A Night Out in Buenos Aires



New York City is called the city that never sleeps but I think Buenos Aires might actually be more deserving of that title. In many European and North American cities, bars and clubs close around 2-3am. Here in Buenos Aires they don’t even open until then!

Buenos Aires is the ultimate place to blow your backpacker’s travel budget and completely ruin your sleep schedule all in one glorious night. If you are head out to enjoy the fun, here is how your night will most likely break down.


The pre-party, as known as dinner, usually begins around 11 pm. Yes, here it is completely normal to have a dinner out with the family, grandma and grandkids included, at 10, 11, or even 12 o’clock at night.

Trust me, you’ll need the late night food to sustain yourself for the hours upon hours of dancing and drinking that will follow. If you are going out with a group of friends, look for a casual bar/restaurant to start off with. Pizza is a favorite pre-party food and feel free to order some beer but don’t overdo it.

Porteños might party all night but, unlike many foreigners seen stumbling home, they are usually better about limiting or spacing out their alcohol consumption. Take it easy at dinner or you might end up the stupid foreigner who ruins the party by puking on the dance floor later.


After dinner, an event in itself that can take hours, you’ll finally be ready to head out to see the real Buenos Aires nightlife. The city is huge and as such there is a place literally for everyone. Most people head to laid back type bars first (check out Le Bar in the downtown) which often close early (around 2 am). Here is where you will be able to scope out the hotspots for the night.

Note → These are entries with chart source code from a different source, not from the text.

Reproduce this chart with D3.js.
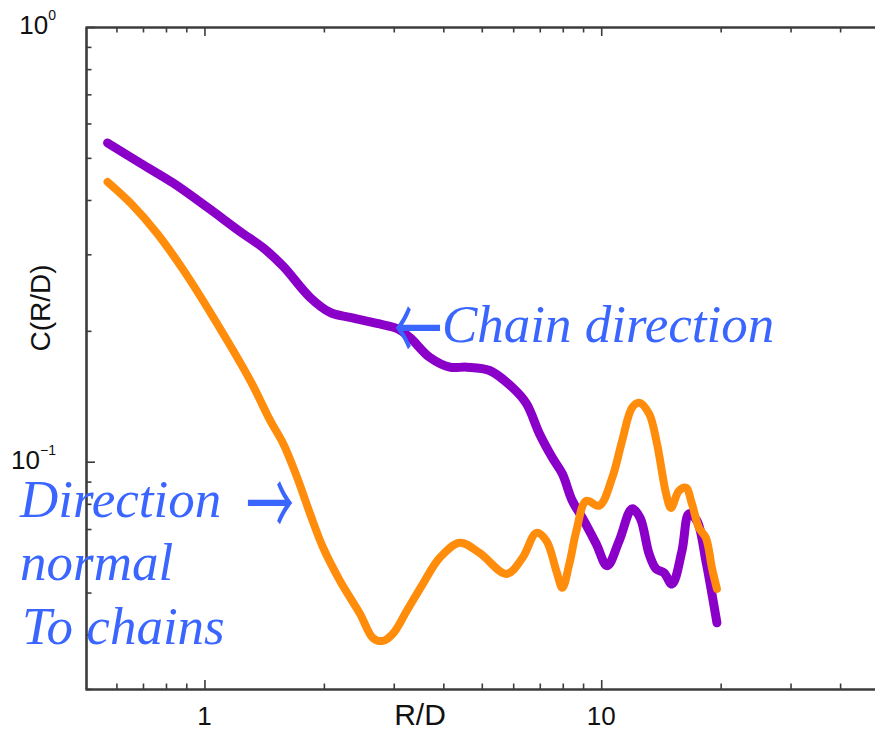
<!DOCTYPE html>
<html>
<head>
<meta charset="utf-8">
<script src="https://cdn.jsdelivr.net/npm/d3@7"></script>
<style>
  body { margin: 0; background: #fff; }
  svg { display: block; }
</style>
</head>
<body>
<svg id="chart" width="875" height="731"></svg>
<script>
// Correlation C(R/D) along the chain direction
const chainR = [0.57, 0.69, 0.836, 1.016, 1.232, 1.406, 1.58, 1.846, 2.073, 2.327,
  2.721, 3.054, 3.294, 3.698, 4.151, 4.58, 5.232, 5.975, 6.48, 6.987,
  7.532, 7.98, 8.455, 8.96, 9.714, 10.35, 11.1, 11.96, 12.53, 13.2,
  13.75, 14.4, 15.08, 15.98, 16.64, 17.43, 18.36, 19.01, 19.57];
const chainC = [0.541, 0.486, 0.437, 0.385, 0.338, 0.3105, 0.2813, 0.2387, 0.2205, 0.2147,
  0.208, 0.2025, 0.1931, 0.1737, 0.165, 0.165, 0.1621, 0.1481, 0.136, 0.116,
  0.1021, 0.0938, 0.0813, 0.0743, 0.0647, 0.0576, 0.0658, 0.0779, 0.0743, 0.0614,
  0.0567, 0.0555, 0.0523, 0.0624, 0.0759, 0.0731, 0.0591, 0.0497, 0.0426];

// Correlation C(R/D) normal to the chains
const normalR = [0.57, 0.652, 0.76, 0.886, 1.053, 1.305, 1.465, 1.58, 1.713, 1.846,
  1.991, 2.196, 2.466, 2.659, 2.818, 2.985, 3.236, 3.55, 3.917, 4.398,
  4.937, 5.771, 6.332, 6.866, 7.274, 7.706, 7.98, 8.311, 8.655, 9.17,
  9.886, 10.66, 11.29, 11.96, 12.46, 13.2, 13.82, 14.57, 14.99, 15.7,
  16.35, 16.93, 17.63, 18.36, 19.01, 19.57];
const normalC = [0.44, 0.393, 0.335, 0.2755, 0.2147, 0.1537, 0.1243, 0.11, 0.0919, 0.0759,
  0.0634, 0.0532, 0.0447, 0.0393, 0.0387, 0.0402, 0.0454, 0.0523, 0.0601, 0.0651,
  0.0617, 0.0552, 0.0601, 0.0686, 0.0658, 0.0561, 0.0513, 0.0582, 0.0693, 0.0813,
  0.0792, 0.0919, 0.1117, 0.1332, 0.1367, 0.129, 0.11, 0.0844, 0.0783, 0.0857,
  0.0871, 0.08, 0.0705, 0.0668, 0.057, 0.051];

// Tick positions and labels
const xTickValues = [0.6, 0.7, 0.8, 0.9, 1, 2, 3, 4, 5, 6, 7, 8, 9, 10, 20, 30, 40, 50, 60, 70, 80, 90, 100];
const xLabelValues = [1, 10];
const xLabelTexts = ["1", "10"];
const yTickValues = [0.03, 0.04, 0.05, 0.06, 0.07, 0.08, 0.09, 0.1, 0.2, 0.3, 0.4, 0.5, 0.6, 0.7, 0.8, 0.9, 1];
const yLabelValues = [1, 0.1];
const yLabelExponents = ["0", "\u22121"];

const svg = d3.select("#chart");
const plot = { left: 85, top: 27, bottom: 689, right: 998 };

const x = d3.scaleLog().domain([0.5, 100]).range([plot.left, plot.right]);
const y = d3.scaleLog().domain([0.03, 1]).range([plot.bottom, plot.top]);

const isMajor = v => Math.abs(Math.log10(v) - Math.round(Math.log10(v))) < 1e-9;
const axisColor = "#3c3c3c";

function styleAxis(g, horizontal, sign) {
  g.select(".domain").attr("stroke", axisColor).attr("stroke-width", 2.6);
  g.selectAll(".tick line")
    .attr("stroke", axisColor)
    .attr("stroke-width", 1.6)
    .each(function(d) {
      const len = isMajor(d) ? 9 : 5.5;
      d3.select(this).attr(horizontal ? "y2" : "x2", sign * len);
    });
  g.selectAll(".tick text").remove();
}

svg.append("g").attr("transform", `translate(0,${plot.bottom})`)
  .call(d3.axisBottom(x).tickValues(xTickValues).tickSizeOuter(0).tickFormat(""))
  .call(g => styleAxis(g, true, -1));
svg.append("g").attr("transform", `translate(0,${plot.top})`)
  .call(d3.axisTop(x).tickValues(xTickValues).tickSizeOuter(0).tickFormat(""))
  .call(g => styleAxis(g, true, 1));
svg.append("g").attr("transform", `translate(${plot.left + 1},0)`)
  .call(d3.axisLeft(y).tickValues(yTickValues).tickSizeOuter(0).tickFormat(""))
  .call(g => styleAxis(g, false, 1));
svg.append("g").attr("transform", `translate(${plot.right},0)`)
  .call(d3.axisRight(y).tickValues(yTickValues).tickSizeOuter(0).tickFormat(""))
  .call(g => styleAxis(g, false, -1));

// Tick labels
const sans = "'Liberation Sans', Arial, Helvetica, sans-serif";
svg.selectAll(".xlabel").data(xLabelValues).enter().append("text")
  .attr("x", d => x(d)).attr("y", 725)
  .attr("text-anchor", "middle")
  .attr("font-family", sans).attr("font-size", 26).attr("fill", "#111")
  .text((d, i) => xLabelTexts[i]);

yLabelValues.forEach((v, i) => {
  const t = svg.append("text")
    .attr("x", 56).attr("y", y(v) + 7)
    .attr("text-anchor", "end")
    .attr("font-family", sans).attr("font-size", 26).attr("fill", "#111");
  t.append("tspan").text("10");
  t.append("tspan").attr("dy", -14).attr("font-size", 14).text(yLabelExponents[i]);
});

// Axis titles
svg.append("text")
  .attr("x", 420).attr("y", 725).attr("text-anchor", "middle")
  .attr("font-family", sans).attr("font-size", 30).attr("fill", "#111")
  .text("R/D");
svg.append("text")
  .attr("transform", "translate(50,308) rotate(-90)")
  .attr("text-anchor", "middle")
  .attr("font-family", sans).attr("font-size", 28).attr("fill", "#111")
  .text("C(R/D)");

// Curves
const line = d3.line().x(d => x(d[0])).y(d => y(d[1])).curve(d3.curveCatmullRom.alpha(0.5));
const chainData = chainR.map((r, i) => [r, chainC[i]]);
const normalData = normalR.map((r, i) => [r, normalC[i]]);

svg.append("path").datum(chainData)
  .attr("d", line).attr("fill", "none")
  .attr("stroke", "#8a00c8").attr("stroke-width", 9)
  .attr("stroke-linecap", "round").attr("stroke-linejoin", "round");
svg.append("path").datum(normalData)
  .attr("d", line).attr("fill", "none")
  .attr("stroke", "#ff8c0a").attr("stroke-width", 8)
  .attr("stroke-linecap", "round").attr("stroke-linejoin", "round");

// Annotations
const serif = "'Liberation Serif', 'Times New Roman', serif";
const blue = "#3a66ff";
function note(txt, px, py) {
  svg.append("text").attr("x", px).attr("y", py)
    .attr("font-family", serif).attr("font-size", 53)
    .attr("font-style", "italic")
    .attr("fill", blue).text(txt);
}
// arrow glyphs, centred on (cx, cy) and stretched to a tall open head
function arrow(glyph, cx, cy) {
  svg.append("g").attr("transform", `translate(${cx},${cy}) scale(1,1.9)`)
    .append("text")
    .attr("x", 0).attr("y", 0)
    .attr("text-anchor", "middle").attr("dominant-baseline", "central")
    .attr("font-family", "'Noto Sans CJK JP', 'Noto Sans CJK SC', sans-serif")
    .attr("font-size", 48)
    .attr("fill", blue).text(glyph);
}
arrow("\u2190", 418, 322);
note("Chain direction", 442, 342);
note("Direction", 20, 517);
arrow("\u2192", 270, 497);
note("normal", 20, 580);
note("To chains", 22, 644);
</script>
</body>
</html>
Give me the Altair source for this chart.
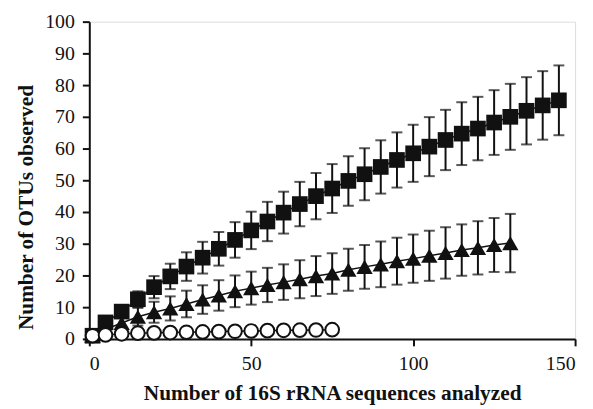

The clubs and bars in the city often hold weekly or special events and unless you are deeply embedded in the nightlife scene, it can be easy to miss the best party. By heading to a place like Le Bar first, you will be able to ask around and find out the “it” party for the night.

After PartyOnce the bar closes, it is time to head to the real party. Between 3-6 is when the action happens and the clubs come to life with live music, fashion shows, performances, and of course lots of dancing. If you get lucky and end up at a great party, for sure stay but many locals find club-hopping around to different places more fun. Buenos Aires is huge though and you’re best bet is to stick to the clubs in a certain area of the city (i.e. Palermo or Downtown). The “best party in town” often depends on the night of the week. For Thursdays, I’d suggest Niceto Club while Jet is the place to be on a Saturday night (dress to impress; this place has a strict door policy).

Porteños are friendly, social people and if you are lucky, you’ll meet some locals while in the club who will invite you to their after party. A good afterparty can go until noon the next day so be prepared. These private after parties usually take place at someone’s home or a rented out space (clubs and bars) depending on the size of the party.

If you don’t get invited to a private party, you can still dance ‘til morning – or even afternoon – at a number of clubs in Buenos Aires that stay open extra late/early. Miloca is open well after sunrise, which you can watch from their patio while still drinking and dancing away. If you’re not quite ready for the sun, head to Cocoliche, a dark laser light filled space that literally stays open until 1pm the next afternoon.

Couple Travel Tips

  • Make sure you get dress up before going out. Many of the nightclubs have strict dress codes and you won’t be let in at very many places in your backpacker cargo pants and sandals.
  • Again, don’t overdo it with the alcohol. Buenos Aires is a relatively safe city but nowhere is completely safe if you are stumbling home drunk.
  • There are also companies that offer Pub Crawls for tourists visiting the city. These can be a fun way to meet other travelers but aren’t nearly as fun as going out to a club yourselves.